#Whisper Transcription Not Working in ChatGPT App

1 messages · Page 1 of 1 (latest)

tranquil novaBOT
#

Reported by @sand flax

Bug Report: Whisper Transcription Not Working in ChatGPT App
`Steps to Reproduce`

Open the ChatGPT app.

Click on the microphone icon to initiate transcription.

Attempt to transcribe audio longer than 1 minute (or even as short as 40 seconds).

Observe that a "Network Error" message appears, preventing any transcription from taking place.

`Expected Result`

The Whisper transcription feature should accurately transcribe spoken words into text, handling longer audio inputs seamlessly.

`Actual Result`

Transcription fails with a "Network Error" message, rendering the feature unusable for longer or even moderately timed audio clips.

`Environment`

Samsung Galaxy S23 Ultra, One UI (latest Android version)

#
Additional Information

Please provide relevant details to help resolve the issue, such as:

  • ChatGPT Shared Link (if applicable).
  • Screenshots or videos demonstrating the problem.

-# ➜ Need to contact support? Visit the OpenAI Help Center.

sand flax
#

I have just conducted an experiment with various devices under different conditions and with various audio lengths to check if the issue persists. I will send you a summary of my experiment, and I kindly ask that you review it as soon as possible. It is crucial for ChatGPT to be able to transcribe long audio, as this is essential for adding information in text format. This functionality is a fundamental part of my workflow; sometimes I am driving or engaged in other activities, and instead of using voice mode, I rely on Whisper mode for transcription. I prefer this method because it prevents interruptions, and I am already accustomed to using transcription through the recorded audio voice system. It provides more control, which is particularly beneficial for transcribing lectures, meetings, and similar activities without interruptions. Thank you for addressing this issue. I will send you the summary of my experiment and a screenshot of the problem (I use ChatGPT on my native language, Brazilian Portuguese)

Devices Tested

Galaxy S23 Ultra
Samsung S20 FE
Samsung Tablet Galaxy Tab S7

#

Methodology
Duration Variability: Audio samples were recorded with durations ranging from 30 seconds up to 10 minutes, increasing incrementally to identify a potential threshold for successful transcription.

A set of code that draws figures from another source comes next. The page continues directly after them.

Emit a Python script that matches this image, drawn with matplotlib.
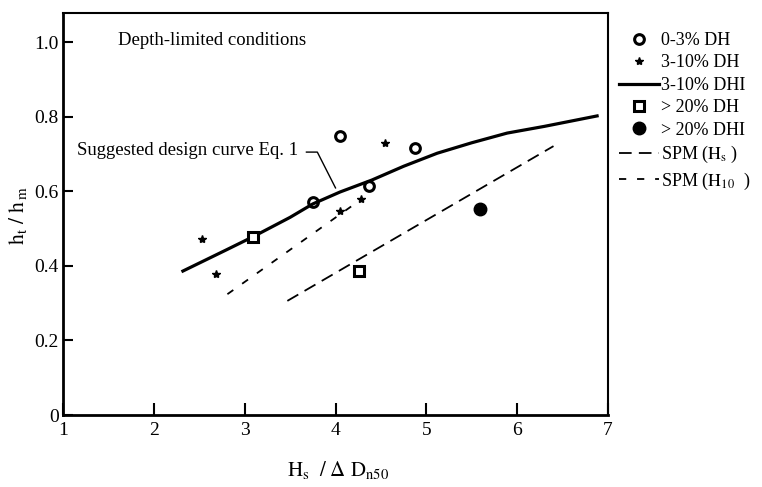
import matplotlib
matplotlib.use('Agg')
import matplotlib.pyplot as plt
import numpy as np

plt.rcParams['font.family'] = ['Liberation Serif', 'DejaVu Serif']
plt.rcParams['mathtext.fontset'] = 'stix'

# 0-3% DH (open circles)
dh03_x = [3.75, 4.05, 4.37, 4.88]
dh03_y = [0.571, 0.748, 0.614, 0.716]

# 3-10% DH (stars)
dh310_x = [2.53, 2.68, 4.05, 4.28, 4.54]
dh310_y = [0.472, 0.378, 0.547, 0.579, 0.729]

# 3-10% DHI, suggested design curve Eq. 1
curve_x = [2.32, 2.8, 3.1, 3.5, 3.75, 4.05, 4.4, 4.75, 5.12, 5.5, 5.89, 6.3, 6.88]
curve_y = [0.386, 0.443, 0.479, 0.530, 0.566, 0.598, 0.630, 0.667, 0.702, 0.730, 0.756, 0.774, 0.802]

# > 20% DH (open squares)
dh20_x = [3.09, 4.26]
dh20_y = [0.477, 0.386]

# > 20% DHI (filled circle)
dhi20_x = [5.59]
dhi20_y = [0.552]

# SPM lines
spm_hs_x = [3.47, 6.40]
spm_hs_y = [0.306, 0.721]
spm_h10_x = [2.81, 4.27]
spm_h10_y = [0.324, 0.576]

xticks = [1, 2, 3, 4, 5, 6, 7]
yticks = [0, 0.2, 0.4, 0.6, 0.8, 1.0]
ytick_labels = ['0', '0.2', '0.4', '0.6', '0.8', '1.0']

fig = plt.figure(figsize=(7.62, 4.87), dpi=100)
ax = fig.add_axes([63 / 762, 1 - 415 / 487, 545 / 762, 402 / 487])

l_circ, = ax.plot(dh03_x, dh03_y, 'o', ls='none', ms=7, mfc='white', mec='black', mew=2.2,
                  label='0-3% DH')
l_star, = ax.plot(dh310_x, dh310_y, '*', ls='none', ms=6, color='black', label='3-10% DH')
l_curve, = ax.plot(curve_x, curve_y, '-', color='black', lw=2.3, label='3-10% DHI')
l_sq, = ax.plot(dh20_x, dh20_y, 's', ls='none', ms=7, mfc='white', mec='black', mew=2.2,
                label='> 20% DH')
l_fill, = ax.plot(dhi20_x, dhi20_y, 'o', ls='none', ms=9, color='black', label='> 20% DHI')
l_hs, = ax.plot(spm_hs_x, spm_hs_y, color='black', lw=1.3, dashes=(7, 4),
                label=r'SPM ($\mathrm{H_s}$ )')
l_h10, = ax.plot(spm_h10_x, spm_h10_y, color='black', lw=1.3, dashes=(4, 6),
                 label=r'SPM ($\mathrm{H_{10}}$  )')

ax.text(1.6, 1.005, 'Depth-limited conditions', fontsize=13.5, va='center', ha='left')
ax.text(1.15, 0.71, 'Suggested design curve Eq. 1', fontsize=13.5, va='center', ha='left')
ax.plot([3.68, 3.8, 4.0], [0.705, 0.705, 0.609], color='black', lw=1)

ax.set_xlim(1, 7)
ax.set_ylim(0, 1.078)
ax.set_xticks(xticks)
ax.set_yticks(yticks)
ax.set_yticklabels(ytick_labels)
ax.tick_params(axis='x', direction='in', length=9, width=1.5, labelsize=14, pad=5)
ax.tick_params(axis='y', direction='in', length=7, width=1.5, labelsize=14, pad=3)
for s in ax.spines.values():
    s.set_color('black')
ax.spines['left'].set_linewidth(2)
ax.spines['bottom'].set_linewidth(2)
ax.spines['top'].set_linewidth(1.5)
ax.spines['right'].set_linewidth(1.5)

fig.text(338 / 762, 1 - 470 / 487, r'$\mathrm{H_s\ \ /\ \Delta\ D_{n50}}$', fontsize=15,
         ha='center', va='center')
fig.text(18 / 762, 1 - 215 / 487, r'$\mathrm{h_t\ /\ h_{\,m}}$', fontsize=15.5,
         ha='center', va='center', rotation=90)

handles = [l_circ, l_star, l_curve, l_sq, l_fill, l_hs, l_h10]
fig.legend(handles=handles, loc='upper left', bbox_to_anchor=(619 / 762, 1 - 32 / 487),
           frameon=False, fontsize=13, handlelength=2.2, handletextpad=0.15,
           labelspacing=0.3, borderpad=0, borderaxespad=0)

fig.savefig('out.png', dpi=100)
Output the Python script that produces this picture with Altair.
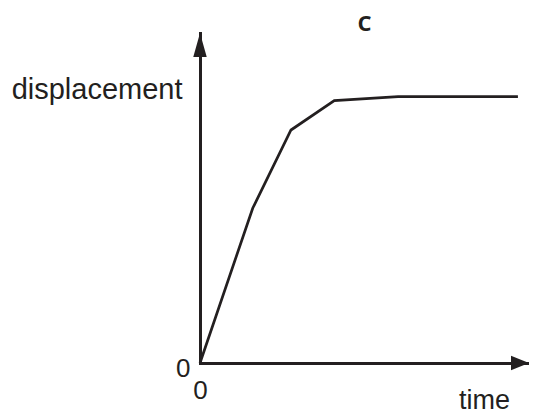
import altair as alt
import pandas as pd

# data
time = [0, 1.57, 2.71, 4.0, 5.9, 9.47]
displacement = [0, 4.69, 7.06, 7.95, 8.07, 8.07]
x_max = 9.8
y_max = 10
tick_values = [0]

INK = "#231f20"
FONT = "Liberation Sans"

curve = pd.DataFrame({"time": time, "displacement": displacement})
up_arrow = pd.DataFrame({"time": [0], "displacement": [y_max]})
right_arrow = pd.DataFrame({"time": [x_max], "displacement": [0]})

x_enc = alt.X(
    "time:Q",
    scale=alt.Scale(domain=[0, x_max], nice=False, zero=True),
    axis=alt.Axis(
        values=tick_values, ticks=False, grid=False, labelFlush=False,
        domainColor=INK, domainWidth=3, domainCap="square",
        labelFont=FONT, labelFontSize=26, labelColor=INK, labelPadding=14,
        title="time", titleFont=FONT, titleFontSize=27, titleFontWeight="normal",
        titleColor=INK, titleX=284, titleY=45, titleAlign="center",
        titleBaseline="alphabetic",
    ),
)
y_enc = alt.Y(
    "displacement:Q",
    scale=alt.Scale(domain=[0, y_max], nice=False, zero=True),
    axis=alt.Axis(
        values=tick_values, ticks=False, grid=False, labelFlush=False,
        domainColor=INK, domainWidth=3, domainCap="square",
        labelFont=FONT, labelFontSize=26, labelColor=INK, labelPadding=10,
        labelOffset=5,
        title="displacement", titleFont=FONT, titleFontSize=29,
        titleFontWeight="normal", titleColor=INK, titleAngle=0,
        titleX=-18, titleY=65, titleAlign="right", titleBaseline="alphabetic",
    ),
)

line = alt.Chart(curve).mark_line(color=INK, strokeWidth=2.7, strokeJoin="miter").encode(
    x=x_enc, y=y_enc
)
arrow_up = alt.Chart(up_arrow).mark_point(
    shape="M0,0L0.56,2L-0.56,2Z", size=576, filled=True, color=INK, opacity=1, strokeWidth=0
).encode(x=x_enc, y=y_enc)
arrow_right = alt.Chart(right_arrow).mark_point(
    shape="M0,0L-2,-0.8L-2,0.8Z", size=324, filled=True, color=INK, opacity=1, strokeWidth=0
).encode(x=x_enc, y=y_enc)

chart = (
    alt.layer(line, arrow_up, arrow_right)
    .properties(
        width=329,
        height=330,
        autosize=alt.AutoSizeParams(type="none"),
        padding={"left": 192, "top": 25, "right": 0, "bottom": 51},
        title=alt.TitleParams(
            "C", anchor="middle", frame="group", font="Open Sans", fontSize=22,
            fontWeight="bold", color=INK, baseline="alphabetic", offset=4, dy=24,
        ),
    )
    .configure(background="white", view=alt.ViewConfig(stroke="transparent", strokeWidth=0))
)

chart.save("out.html", embed_options={"renderer": "svg", "actions": False})
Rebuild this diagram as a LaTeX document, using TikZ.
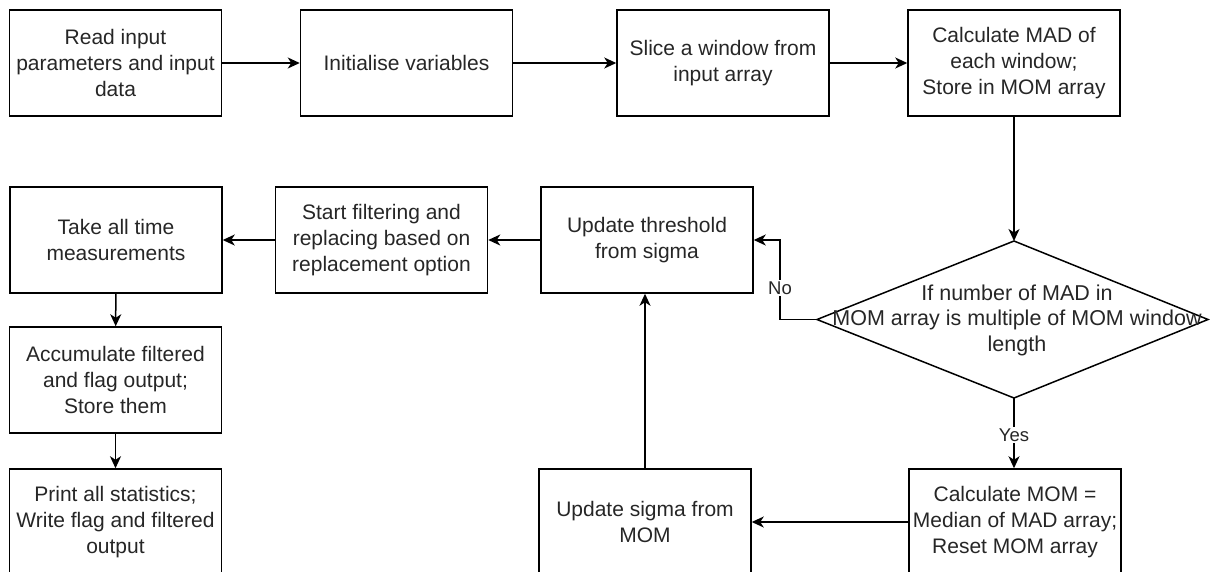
\documentclass[tikz,border=0pt]{standalone}
\usepackage{fontspec}
\setmainfont{Liberation Sans}
\usetikzlibrary{arrows.meta}
\definecolor{ink}{HTML}{262626}
\tikzset{
  x=1pt, y=-1pt,
  every node/.style={text=ink},
  stepbox/.style={draw=black, line width=1.5pt, minimum width=212pt, minimum height=106pt,
    inner sep=0pt, align=center, font=\fontsize{21}{26}\selectfont},
  flow/.style={draw=black, line width=1.5pt,
    -{Stealth[length=12pt, width=11pt, inset=3.5pt]}},
  tag/.style={fill=white, inner sep=1.5pt, font=\fontsize{18.5}{22}\selectfont},
}
\begin{document}
\begin{tikzpicture}
\useasboundingbox (0,0) rectangle (1210,571);
\clip (0,0) rectangle (1210,571);

% top row
\node[stepbox] (read)  at (115.5,63) {Read input\\parameters and input\\data};
\node[stepbox] (init)  at (406.5,63) {Initialise variables};
\node[stepbox] (slice) at (723,63)   {Slice a window from\\input array};
\node[stepbox] (mad)   at (1014,63)  {Calculate MAD of\\each window;\\Store in MOM array};

% decision
\coordinate (dt) at (1014,241);
\coordinate (dr) at (1208,319.5);
\coordinate (db) at (1014,398);
\coordinate (dl) at (817,319.5);
\draw[line width=1.5pt] (dt) -- (dr) -- (db) -- (dl) -- cycle;
\node[align=center, font=\fontsize{21.5}{25.5}\selectfont] (dec) at (1017,320)
  {If number of MAD in\\MOM array is multiple of MOM window\\length};

% middle row
\node[stepbox] (take) at (116,240)   {Take all time\\measurements};
\node[stepbox] (filt) at (381.5,240) {Start filtering and\\replacing based on\\replacement option};
\node[stepbox] (thr)  at (647,240)   {Update threshold\\from sigma};

% left column
\node[stepbox] (acc)   at (115.5,380) {Accumulate filtered\\and flag output;\\Store them};
\node[stepbox] (print) at (115.5,522) {Print all statistics;\\Write flag and filtered\\output};

% bottom right
\node[stepbox] (sigma) at (645,522)  {Update sigma from\\MOM};
\node[stepbox] (mom)   at (1015,522) {Calculate MOM =\\Median of MAD array;\\Reset MOM array};

% connectors
\draw[flow] (read) -- (init);
\draw[flow] (init) -- (slice);
\draw[flow] (slice) -- (mad);
\draw[flow] (mad.south) -- (dt);
\coordinate (nobend) at (780,319.5);
\draw[flow] (dl) -- (nobend) |- (thr.east);
\node[tag] at (780,288) {No};
\draw[flow] (db) -- (db |- mom.north);
\node[tag] at (1014,435) {Yes};
\draw[flow] (mom) -- (sigma);
\draw[flow] (sigma.north) -- (sigma.north |- thr.south);
\draw[flow] (thr) -- (filt);
\draw[flow] (filt) -- (take);
\draw[flow] (take) -- (acc);
\draw[flow] (acc) -- (print);
\end{tikzpicture}
\end{document}
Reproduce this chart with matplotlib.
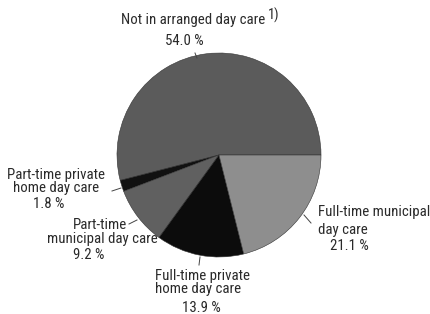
import matplotlib.pyplot as plt
from matplotlib import font_manager

# Shares of children by type of day care, counter-clockwise from 3 o'clock
categories = [
    "Not in arranged day care",
    "Part-time private home day care",
    "Part-time municipal day care",
    "Full-time private home day care",
    "Full-time municipal day care",
]
shares = [54.0, 1.8, 9.2, 13.9, 21.1]
colors = ["#5b5b5b", "#111111", "#606060", "#0c0c0c", "#8e8e8e"]

W, H = 430, 314

# pick a condensed face if one is installed, else shrink DejaVu
fonts = {(f.name, f.stretch) for f in font_manager.fontManager.ttflist}
font_kw = {"family": "DejaVu Sans", "size": 8.4}
for name, stretch in sorted(fonts):
    if name == "DejaVu Sans" and stretch in ("condensed", "semi-condensed"):
        font_kw = {"family": "DejaVu Sans", "stretch": "condensed", "size": 10}
for name in ("Liberation Sans Narrow", "Roboto Condensed", "Open Sans Condensed"):
    if any(n == name for n, _ in fonts):
        font_kw = {"family": name, "size": 10.7}
        break

fig = plt.figure(figsize=(W / 100, H / 100), dpi=100)
ax = fig.add_axes([0, 0, 1, 1])

ax.pie(shares, colors=colors, startangle=0, counterclock=True,
       center=(219, H - 155), radius=102,
       wedgeprops={"linewidth": 0.4, "edgecolor": "#333333"})
ax.set_xlim(0, W)
ax.set_ylim(0, H)
ax.set_aspect("equal")
ax.axis("off")

tc = "#2a2a2a"


def txt(x, y, s, ha="left"):
    return ax.text(x, H - y, s, ha=ha, va="center", color=tc, **font_kw)


def lead(x0, y0, x1, y1):
    ax.plot([x0, x1], [H - y0, H - y1], color="#444444", lw=0.7)


# top label
t = txt(193, 20, "Not in arranged day care", ha="center")
ax.annotate("1)", xy=(1, 0.8), xycoords=t, xytext=(2, 0),
            textcoords="offset points", ha="left", va="center", color=tc,
            **{**font_kw, "size": font_kw["size"] * 0.95})
txt(184, 41, f"{shares[0]:.1f} %", ha="center")
lead(195, 53, 197, 58)

# part-time private
txt(56, 175, "Part-time private", ha="center")
txt(56, 188, "home day care", ha="center")
txt(49, 204, f"{shares[1]:.1f} %", ha="center")
lead(112, 191, 121, 188)

# part-time municipal
txt(100, 225, "Part-time", ha="center")
txt(102, 239, "municipal day care", ha="center")
txt(89, 255, f"{shares[2]:.1f} %", ha="center")
lead(129, 224, 137, 220)

# full-time private
txt(155, 276, "Full-time private")
txt(155, 289, "home day care")
txt(201, 308, f"{shares[3]:.1f} %", ha="center")
lead(200, 257, 199, 265)

# full-time municipal
txt(318, 212, "Full-time municipal")
txt(318, 230, "day care")
txt(349, 246, f"{shares[4]:.1f} %", ha="center")
lead(304, 215, 311, 223)

fig.savefig("out.png", dpi=100)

Repetition and Stability: Each test was repeated multiple times to verify if transcription stability decreased after multiple consecutive attempts.

Content and Voice Variability: Different male voices and variations in speech patterns (e.g., speed, tone) were used to see if they impacted transcription quality. In each test, both clear and nuanced articulation styles were applied to assess consistency in recognition accuracy.

Environmental and Network Variability:

Environment: Tests were conducted in silent, moderate, and noisy environments to evaluate performance in varying acoustic conditions.
Network Type: Both Wi-Fi and mobile data were used to check for network-related discrepancies in processing.
Device Comparison: Performance was evaluated across three different devices to understand if hardware configurations influence transcription, especially regarding processing capabilities for longer audio files.

#

Results
Duration Impact:

Shorter audio recordings (under 2 minutes) were transcribed accurately across all devices, with minimal processing time and no network errors.
Error Onset: Transcriptions began failing consistently for audio lengths over 3–5 minutes. The Galaxy S23 Ultra and S20 FE demonstrated noticeable issues around the 5-minute mark, frequently encountering "network error" messages.
10-Minute Recordings: Consistently failed across all devices, regardless of network type or environmental factors.
Repetition and Stability:

Consecutive transcriptions of similar-length recordings reduced transcription success. After approximately three attempts with audio files around 5 minutes or longer, the failure rate increased by about 40%.
Errors included partial transcriptions, abrupt cuts, and an increase in processing delays before a network error occurred.
Voice and Content Variability:

No significant discrepancies were observed between different male voices used. Both voices, when clearly articulated, produced similar results.
Speed variations (fast vs. slow speech) did not significantly impact transcription success in shorter recordings but seemed to slightly influence longer ones, with slower speech having marginally better results for durations just over 3 minutes.